Licking the wounds? Smacking the lips? I have no idea what that is, but it evokes Maleficent or Cruella, the stuff of fairy tales and cartoons. Most of us hate being angry. So-called “grudges” feel awful because it means we’re stuck.
When people use the myth of selfish anger, they really mean one or more of these ideas.
- refusing someone’s attempts to resolve a conflict
- blaming someone for my own mistake
- seeking revenge for an offense
- narcissistic injury: being unable to look at my contribution to a problem
- thinking only of myself; refusing to see someone else’s point of view
“But I sometimes dwell on what happened two years ago.”
“And I’d much rather feel mad than get depressed,” says “Teri,” who discovered, two years ago, her spouse had been carrying on an affair for the previous three years. And here’s where I have to reference the Emotional Scale, originated by Abraham Hicks. Anger feels better than fear and better than sorrow. It gives Teri a boost of energy that lets her jump up that scale from feeling worthless to mad as hell.

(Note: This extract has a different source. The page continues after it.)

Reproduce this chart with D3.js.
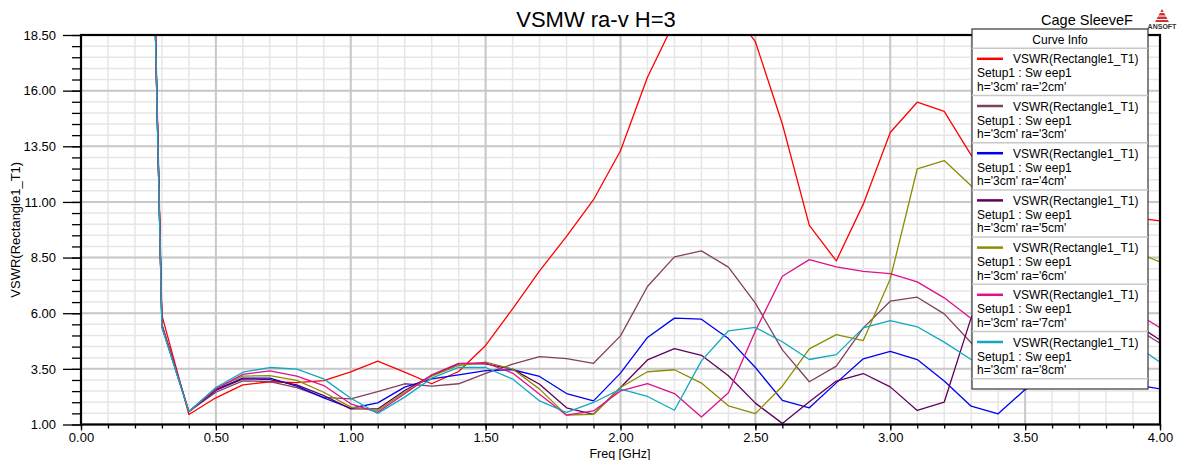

Anger is pivotal: it marks the beginning of awareness, emotional processing, clarity, compassion, and forgiveness. If we deny we’re mad, we make it almost impossible to move up the scale. And if we’re still ruminating on things that happened two years ago, it’s not that we’re sinful or immature; we probably feel hopeless to resolve the issue with whomever hurt us. When you’re stuck in the anger of despair, anger feels way better than hopelessness because it prompts you to act, lean in, try again.
So, what would selfish anger even look like? Genuine anger seeks to protect, resolve, or repair. It holds self-interest beside care for others.
Homework: Think of as many selfish acts as you can and write them down. Share them here. I really want to know what you come up with.